Неожиданными, но закономерными оказались итоги опроса общественного мнения, проведённого профессионально авторитетным «Левада-центром». Граждане России со всей очевидностью меняют иерархию социально-политических приоритетов. Идея сильного авторитарного государства – альфа и омега властного курса – утрачивает сторонников. Более того, она начинает ассоциироваться с коррупцией и чиновным произволом. Зато растёт спрос на систему правовой государственности, законность, гражданское достоинство.

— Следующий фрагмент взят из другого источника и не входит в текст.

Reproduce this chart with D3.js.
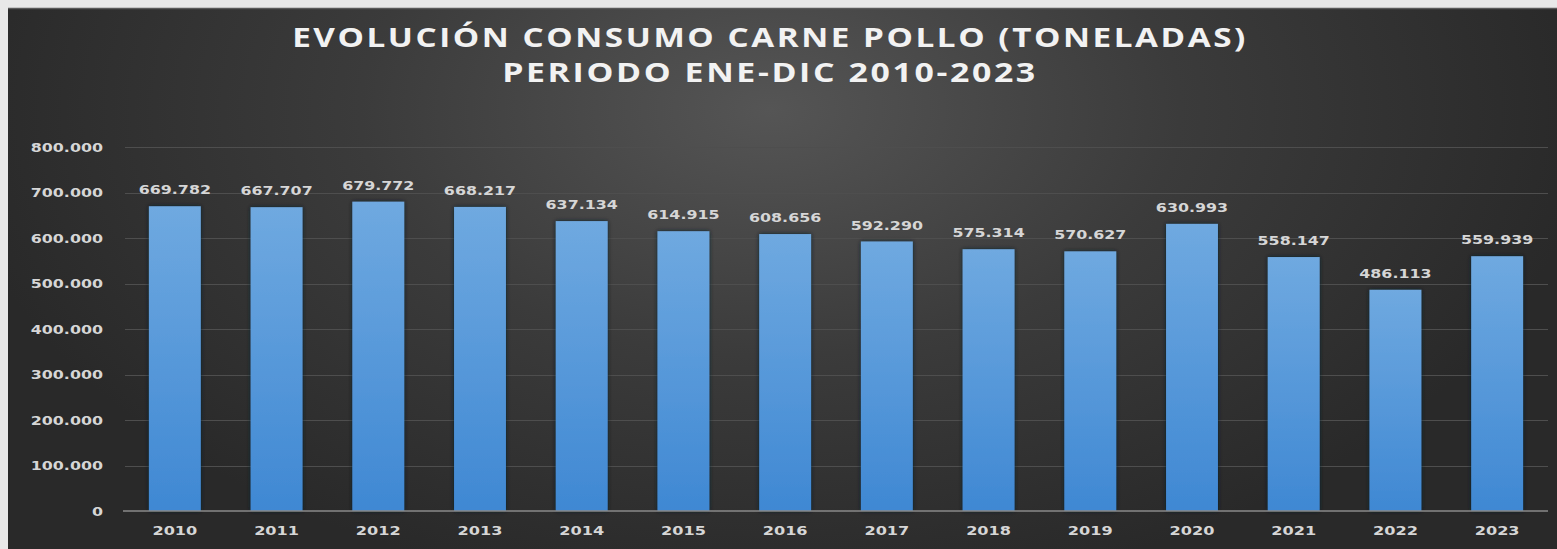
<!DOCTYPE html>
<html>
<head>
<meta charset="utf-8">
<script src="https://cdn.jsdelivr.net/npm/d3@7"></script>
<style>
  html, body { margin: 0; padding: 0; background: #e8e8e8; }
  svg { display: block; }
</style>
</head>
<body>
<svg id="chart" width="1557" height="549"></svg>
<script>
// dati
const anni    = ["2010","2011","2012","2013","2014","2015","2016","2017","2018","2019","2020","2021","2022","2023"];
const valori  = [669782, 667707, 679772, 668217, 637134, 614915, 608656, 592290, 575314, 570627, 630993, 558147, 486113, 559939];
const yTicks  = [0, 100000, 200000, 300000, 400000, 500000, 600000, 700000, 800000];
const titolo  = ["EVOLUCIÓN CONSUMO CARNE POLLO (TONELADAS)", "PERIODO ENE-DIC 2010-2023"];

const W = 1557, H = 549;
const svg = d3.select("#chart");
const defs = svg.append("defs");

const loc = d3.formatLocale({ decimal: ",", thousands: ".", grouping: [3], currency: ["", ""] });
const fmt = loc.format(",d");

// allarga i testi in orizzontale (il grafico originale è "stirato")
function allarga(sel, k) {
  sel.each(function() {
    const w = this.getComputedTextLength();
    d3.select(this).attr("textLength", w * k).attr("lengthAdjust", "spacingAndGlyphs");
  });
}

/* ── sfondo ───────────────────────────── */
const bg = defs.append("radialGradient")
  .attr("id", "bg").attr("gradientUnits", "userSpaceOnUse")
  .attr("cx", 770).attr("cy", 110).attr("r", 820)
  .attr("gradientTransform", "translate(770,110) scale(1,0.6) translate(-770,-110)");
bg.append("stop").attr("offset", "0").attr("stop-color", "#555555");
bg.append("stop").attr("offset", "0.5").attr("stop-color", "#3b3b3b");
bg.append("stop").attr("offset", "1").attr("stop-color", "#292929");

const barGrad = defs.append("linearGradient")
  .attr("id", "bar").attr("x1", 0).attr("y1", 0).attr("x2", 0).attr("y2", 1);
barGrad.append("stop").attr("offset", "0").attr("stop-color", "#6fa9e0");
barGrad.append("stop").attr("offset", "1").attr("stop-color", "#3f88d3");

const ombra = defs.append("filter").attr("id", "ombra")
  .attr("x", "-20%").attr("y", "-5%").attr("width", "140%").attr("height", "110%");
ombra.append("feDropShadow").attr("dx", 0).attr("dy", 0).attr("stdDeviation", 2)
  .attr("flood-color", "#0b1a2a").attr("flood-opacity", 0.9);

svg.append("rect").attr("x", 8).attr("y", 8).attr("width", W - 8).attr("height", H - 8)
  .attr("fill", "url(#bg)");
svg.append("line").attr("x1", 8).attr("x2", W).attr("y1", 8.5).attr("y2", 8.5)
  .attr("stroke", "#5a5a5a").attr("stroke-width", 1.5);

/* ── titolo ───────────────────────────── */
const tl = [{ y: 47, len: 956 }, { y: 82, len: 536 }];
svg.append("g").selectAll("g").data(titolo).join("g")
  .attr("transform", (d, i) => `translate(770,${tl[i].y})`)
  .append("text")
  .attr("text-anchor", "middle")
  .attr("fill", "#f2f2f2")
  .style("font", "bold 26px 'Open Sans', sans-serif")
  .style("letter-spacing", "2px")
  .text(d => d)
  .each(function(d, i) {
    const w = this.getBBox().width;
    d3.select(this.parentNode).attr("transform", `translate(770,${tl[i].y}) scale(${tl[i].len / w},1)`);
  });

/* ── scale ───────────────────────────── */
const x = d3.scaleBand().domain(anni).range([124, 1548]).paddingInner(0.49).paddingOuter(0.245);
const y = d3.scaleLinear().domain([0, 800000]).range([511, 147]);

const numFont = "bold 13px 'DejaVu Sans', sans-serif";
const K = 1.22;

// griglia
svg.append("g").selectAll("line").data(yTicks.slice(1)).join("line")
  .attr("x1", 125).attr("x2", 1548)
  .attr("y1", d => Math.round(y(d)) + 0.5).attr("y2", d => Math.round(y(d)) + 0.5)
  .attr("stroke", "#4e4e4e").attr("stroke-width", 1);

// asse y
const yAxis = svg.append("g")
  .attr("transform", "translate(103,0)")
  .call(d3.axisLeft(y).tickValues(yTicks).tickSize(0).tickPadding(0).tickFormat(d => fmt(d)));
yAxis.select(".domain").remove();
yAxis.selectAll("text")
  .attr("fill", "#d6d6d6")
  .style("font", numFont)
  .call(allarga, K);

// barre
svg.append("g").selectAll("rect").data(valori).join("rect")
  .attr("x", (d, i) => x(anni[i]))
  .attr("y", d => y(d))
  .attr("width", x.bandwidth())
  .attr("height", d => y(0) - y(d))
  .attr("fill", "url(#bar)")
  .attr("filter", "url(#ombra)");

// etichette valori
svg.append("g").selectAll("text").data(valori).join("text")
  .attr("x", (d, i) => x(anni[i]) + x.bandwidth() / 2)
  .attr("y", d => y(d) - 12)
  .attr("text-anchor", "middle")
  .attr("fill", "#d6d6d6")
  .style("font", numFont)
  .text(d => fmt(d))
  .call(allarga, K);

// asse x
const xAxis = svg.append("g")
  .attr("transform", "translate(0,511)")
  .call(d3.axisBottom(x).tickSize(0).tickPadding(15));
xAxis.select(".domain").attr("stroke", "#8a8a8a").attr("stroke-width", 1.5)
  .attr("d", "M123,0H1548");
xAxis.selectAll("text")
  .attr("fill", "#d6d6d6")
  .style("font", numFont)
  .call(allarga, 1.24);
</script>
</body>
</html>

Правовое государство превращается в главное требование общества. Эта ценность на первом месте для 55% опрошенных. Лишь 35% — хотя и такой уровень можно назвать высоким – требуют укрепления государства как такового, с авторитарными и даже диктаторскими тенденциями. Подобное соотношение вызывает в памяти общественные настроения времён горбачёвской перестройки. Именно тезис о «правовом государстве» стал тогда первичным рычагом, опрокинувшим режим КПСС. Он быстро повлёк за собой требования гражданских свобод, политического плюрализма, многопартийности – и в конечном счёте смены власти.

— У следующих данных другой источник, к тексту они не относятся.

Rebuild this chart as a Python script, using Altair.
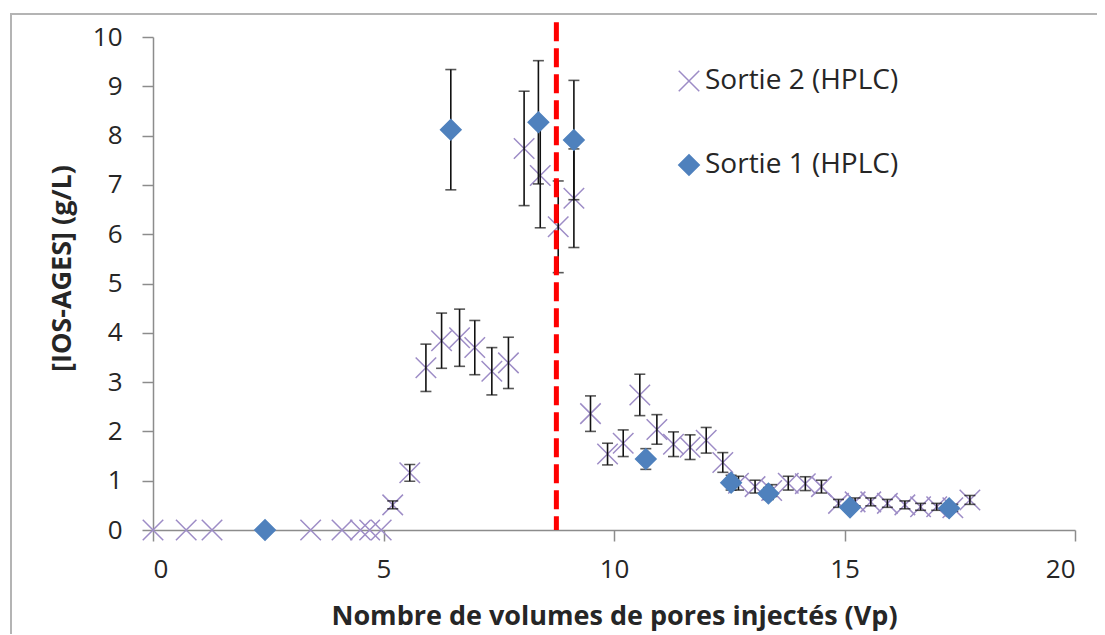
import altair as alt
import pandas as pd

# ---- data ----
s2_x = [0, 0.72, 1.28, 3.42, 4.10, 4.50, 4.70, 4.95, 5.20, 5.57, 5.92, 6.26, 6.65, 6.98,
        7.35, 7.71, 8.05, 8.40, 8.79, 9.13, 9.49, 9.86, 10.20, 10.56, 10.93, 11.29,
        11.65, 12.00, 12.36, 12.70, 13.06, 13.42, 13.78, 14.15, 14.50, 14.87, 15.23,
        15.57, 15.93, 16.31, 16.65, 17.00, 17.35, 17.72]
s2_y = [0, 0, 0, 0, 0, 0, 0, 0, 0.51, 1.16, 3.29, 3.84, 3.90, 3.70,
        3.22, 3.39, 7.74, 7.19, 6.15, 6.73, 2.36, 1.54, 1.76, 2.74, 2.04, 1.74,
        1.68, 1.82, 1.37, 0.95, 0.88, 0.80, 0.95, 0.94, 0.88, 0.54, 0.57,
        0.57, 0.54, 0.51, 0.47, 0.47, 0.45, 0.61]
s2_err = [0, 0, 0, 0, 0, 0, 0, 0, 0.08, 0.17, 0.48, 0.56, 0.58, 0.55,
          0.48, 0.52, 1.16, 1.06, 0.93, 1.00, 0.36, 0.22, 0.27, 0.42, 0.30, 0.25,
          0.25, 0.26, 0.20, 0.14, 0.13, 0.12, 0.14, 0.14, 0.13, 0.08, 0.08,
          0.08, 0.08, 0.08, 0.07, 0.07, 0.07, 0.09]

s1_x = [2.43, 6.46, 8.36, 9.13, 10.69, 12.54, 13.35, 15.12, 17.27]
s1_y = [0, 8.12, 8.27, 7.91, 1.44, 0.96, 0.74, 0.46, 0.44]
s1_err = [0, 1.22, 1.25, 1.21, 0.21, 0.15, 0.12, 0.07, 0.07]

series_names = ["Sortie 2 (HPLC)", "Sortie 1 (HPLC)"]
series_colors = ["#9d8cc6", "#4f81bd"]
x_cut = [8.75]
x_ticks = [0, 5, 10, 15, 20]
y_ticks = list(range(0, 11))

# ---- tables ----
d2 = pd.DataFrame({"x": s2_x, "y": s2_y, "err": s2_err, "serie": series_names[0]})
d1 = pd.DataFrame({"x": s1_x, "y": s1_y, "err": s1_err, "serie": series_names[1]})
for d in (d1, d2):
    d["lo"] = d["y"] - d["err"]
    d["hi"] = d["y"] + d["err"]
e2 = d2[d2["err"] > 0]
e1 = d1[d1["err"] > 0]

FONT = "Open Sans"
GRAY = "#8c8c8c"
TXT = "#262626"

xs = alt.Scale(domain=[0, 20], nice=False, zero=False)
ys = alt.Scale(domain=[0, 10], nice=False)

x_axis = alt.Axis(values=x_ticks, grid=False, tickSize=11, tickColor=GRAY, tickWidth=1.5,
                  domainColor=GRAY, domainWidth=1.5, labelFont=FONT, labelFontSize=26,
                  labelColor=TXT, labelPadding=15,
                  title="Nombre de volumes de pores injectés (Vp)", titleFont=FONT,
                  titleFontSize=27, titleFontWeight="bold", titleColor=TXT,
                  titleY=86, titleBaseline="middle")
y_axis = alt.Axis(values=y_ticks, grid=False, tickSize=11, tickColor=GRAY, tickWidth=1.5,
                  domainColor=GRAY, domainWidth=1.5, labelFont=FONT, labelFontSize=26,
                  labelColor=TXT, labelPadding=20,
                  title="[IOS-AGES] (g/L)", titleFont=FONT, titleFontSize=27,
                  titleFontWeight="bold", titleColor=TXT, titleX=-91, titleY=231,
                  titleAngle=270, titleAlign="center", titleBaseline="middle")

X_PATH = "M-1,-1L1,1M1,-1L-1,1"

frame = alt.Chart(pd.DataFrame({"k": [0]})).mark_rect(
    fill=None, stroke="#b4b4b4", strokeWidth=2
).encode(x=alt.value(-142), x2=alt.value(1000), y=alt.value(-23), y2=alt.value(700))


def bars(df):
    rule = alt.Chart(df).mark_rule(color="#111111", strokeWidth=1.6).encode(
        x=alt.X("x:Q", scale=xs), y=alt.Y("lo:Q", scale=ys), y2="hi:Q")
    cap_lo = alt.Chart(df).mark_tick(color="#111111", thickness=1.6, size=11,
                                      orient="horizontal").encode(
        x=alt.X("x:Q", scale=xs), y=alt.Y("lo:Q", scale=ys))
    cap_hi = alt.Chart(df).mark_tick(color="#111111", thickness=1.6, size=11,
                                      orient="horizontal").encode(
        x=alt.X("x:Q", scale=xs), y=alt.Y("hi:Q", scale=ys))
    return rule + cap_lo + cap_hi


col_scale = alt.Scale(domain=series_names, range=series_colors)
shape_scale = alt.Scale(domain=series_names, range=[X_PATH, "diamond"])
fill_scale = alt.Scale(domain=series_names, range=["transparent", series_colors[1]])

legend = alt.Legend(title=None, orient="none", legendX=522, legendY=30,
                    labelFont=FONT, labelFontSize=28, labelColor=TXT, labelLimit=0,
                    symbolSize=420, symbolStrokeWidth=1.5, rowPadding=56,
                    labelOffset=2, padding=0)


def points(df, legend_on):
    lg = legend if legend_on else None
    return alt.Chart(df).mark_point(size=420, strokeWidth=1.5, opacity=1).encode(
        x=alt.X("x:Q", scale=xs, axis=x_axis),
        y=alt.Y("y:Q", scale=ys, axis=y_axis),
        shape=alt.Shape("serie:N", scale=shape_scale, legend=lg),
        stroke=alt.Stroke("serie:N", scale=col_scale, legend=lg),
        fill=alt.Fill("serie:N", scale=fill_scale, legend=lg),
    )


p2 = points(d2, True)
p1 = points(d1, False)

cut = alt.Chart(pd.DataFrame({"x": x_cut, "top": [10.3], "bot": [0]})).mark_rule(
    color="#ff0000", strokeWidth=5, strokeDash=[19, 7]
).encode(x=alt.X("x:Q", scale=xs), y=alt.Y("top:Q", scale=ys), y2="bot:Q")

chart = alt.layer(frame, p2, bars(e2), bars(e1), p1, cut).resolve_scale(
    shape="shared", stroke="shared", fill="shared"
).properties(
    width=922, height=493,
    padding={"left": 145, "top": 29, "right": 22, "bottom": 104},
    autosize=alt.AutoSizeParams(type="none"),
    background="white",
).configure_view(stroke=None)

chart.save("out.html", embed_options={"renderer": "svg", "actions": False})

К концу 1990-х многие россияне разочаровались в демократических и правовых принципах. Они провозглашались на фоне объективных экономических трудностей, политических потрясений и самых наглых форм пресловутого «первоначального накопления» (или конечного разбазаривания). Владимир Путин шёл к президентству и укреплял свою власть совсем под иными лозунгами. Подавление терроризма и сепаратизма. Приведение к порядку региональной бюрократии. Жёсткая борьба с криминалом и коррупцией. Дисциплинирование олигархического сообщества и средств массовой информации. Всё это предполагало отказ от значительной части политических свобод. Взамен власть предлагала социальную безопасность и постепенное наращивание экономического благополучия.
Государственная пропаганда 2000-х годов строилась совершенно иначе, чем в предшествовавшее десятилетие. «Медиакратия» Березовского-Гусинского подверглась разгрому. Партнёрство властей со СМИ прекратилось, сменившись директивным контролем. Фрондирование пресекалось, медиа, претендующие на независимость, изолировались. В таких условиях авторитарно-консервативная идеология быстро стала доминирующей.

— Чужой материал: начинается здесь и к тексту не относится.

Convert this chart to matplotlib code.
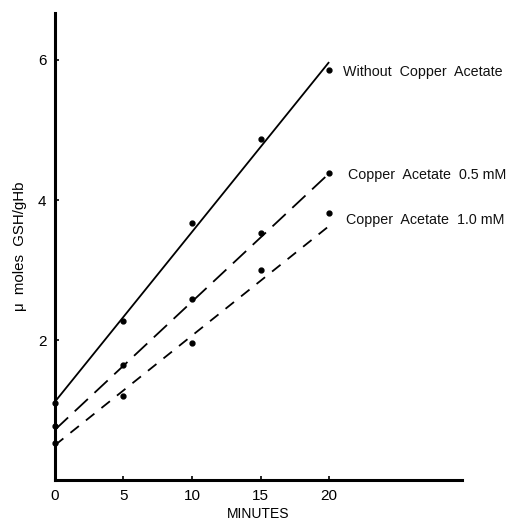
import matplotlib
matplotlib.use("Agg")
import matplotlib.pyplot as plt

plt.rcParams["font.family"] = ["Liberation Sans", "DejaVu Sans"]

# data
minutes = [0, 5, 10, 15, 20]
without_cu = [1.10, 2.28, 3.67, 4.87, 5.85]
cu_05 = [0.77, 1.64, 2.59, 3.53, 4.38]
cu_10 = [0.53, 1.20, 1.96, 3.00, 3.81]

# regression lines (value at 0 and 20 min)
fit_x = [0, 20]
fit_without = [1.12, 5.97]
fit_05 = [0.72, 4.38]
fit_10 = [0.50, 3.63]

labels = ["Without  Copper  Acetate", "Copper  Acetate  0.5 mM", "Copper  Acetate  1.0 mM"]
label_pos = [(21.0, 5.83), (21.4, 4.36), (21.2, 3.72)]

fig = plt.figure(figsize=(5.18, 5.22), dpi=100)
ax = fig.add_axes([0.106, 0.080, 0.786, 0.895])

ax.plot(fit_x, fit_without, color="black", lw=1.3, solid_capstyle="butt")
ax.plot(fit_x, fit_05, color="black", lw=1.3, dashes=(10, 5))
ax.plot(fit_x, fit_10, color="black", lw=1.3, dashes=(6, 5))

for ys in (without_cu, cu_05, cu_10):
    ax.plot(minutes, ys, "o", color="black", ms=3.5, clip_on=False)

for lab, (x, y) in zip(labels, label_pos):
    ax.text(x, y, lab, ha="left", va="center", fontsize=10.3, color="#111111")

ax.set_xlim(0, 29.7)
ax.set_ylim(0, 6.67)
ax.set_xticks([0, 5, 10, 15, 20])
ax.set_yticks([2, 4, 6])
for side in ("top", "right"):
    ax.spines[side].set_visible(False)
for side in ("left", "bottom"):
    ax.spines[side].set_linewidth(2.2)
ax.tick_params(direction="in", length=3, width=1.2, labelsize=11, pad=6)
ax.set_xlabel("MINUTES", fontsize=10, labelpad=3)
ax.set_ylabel("μ  moles  GSH/gHb", fontsize=10.8, labelpad=8)

fig.savefig("out.png", dpi=100, facecolor="white")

Пиком авторитарной стабилизации явился 2007 год. Оппозиция, выбитая из парламента уже в 2003 году, отрезанная от СМИ и прессуемая административно-полицейскими мерами, была загнана в маргиналию. Крупный бизнес, напуганный примером Михаила Ходорковского, подчинился бюрократии и отказался от политических амбиций. В этом смысле очень характерна локальная петербургская дихотомия. Предприниматель Владимир Барсуков, развивавший общественную активность, подвергся жёстким преследованиям. В то же время предприниматель Сергей Васильев, в организации покушения на которого обвиняется Барсуков, продолжает процветать. В 1990-е он обладал весьма специфической известностью. Васильевское экономическое могущество и личное состояние превышает барсуковское. Но режим не запрещает богатеть. Он запрещает совсем другое.
Довольно длительное время такая политика встречала позитивный отклик. Этому особенно способствовала экономическая стабилизация, порождённая отложенным эффектом реформ и благоприятной внешнеторговой конъюнктурой. Аппаратами Владислава Суркова и Вячеслава Володина формулировались целые теории. Напоминавшие триаду графа Уварова или концепцию руководящей роли партии. Однако все эти идеологические изыскания рушатся теперь с треском.
Бюрократическое давление зашкалило и спровоцировало системный общественный протест. На улицах резкий всплеск произошёл на рубеже 2011/2012-го. Дальше произошло циклическое утихание. Однако оппозиционные настроения идут вглубь, укореняясь на первичных уровнях, а главное – приобретают осознанность. Россияне постепенно обращаются к идеям 20-25-летней давности – но уже без наивных иллюзий, с учётом непростого опыта последней четверти века. Пропаганда этатизма, насаждаемый культ государства (и конкретных носителей государственной власти) вызывает неприятие и раздражение. Пока довольно сдержанные. Но это – пока.
Последнее по времени обоснование авторитаризма – необходимость искоренения коррупции и дисциплинирования элиты. Уж это, казалось бы, встретит всеобщую поддержку. Но происходит совершенно иначе. Государственнические лозунги не воспринимаются как антикоррупционные. Наоборот: «укрепление государства» рассматривается как оборотная сторона коррупционной поруки. Полновластие чиновника не может быть методом обуздания другого чиновника. Почти 40% опрошенных прямо называют коррупцию основой властной системы. В общей сложности две трети считают, что власть держится на чиновной круговой поруке и самодовлеющей государственной машине. Почти половина ставит на первое место такие факторы, как бесконтрольность, беззаконие, страх и бессилие общества.
Такое положение крайне тревожный сигнал для правящей группы. Но необходима важная оговорка: стремительное падение авторитета власти никак не выливаются в рост популярности нынешней оппозиции. Поддержка того же Алексея Навального – главное ситуативное проявление соответствующих настроений – остаётся трендом сравнительно малочисленных, хотя активных групп. Формальные демократические институты, действующие оппозиционные структуры не вызывают большого энтузиазма. Тем менее могут рассчитывать на поддержку радикалы, практикующие внеправовые методы. Не видится перспектив и за шовинистической истерией.
Востребовано совсем иное. 59% называют главным принципом желательного устройства соблюдение Конституции. 32% ставят вопрос об общественном контроле над госаппаратом. Почти четверть опрошенных считают главным умение законно отстаивать свои интересы. Всё это действительно укладывается в концепцию правовой государственности. Склонности к экстремизму здесь нет никакой. Требования естественны до самоочевидности. И сам факт их выдвижения многое говорит о положении в стране.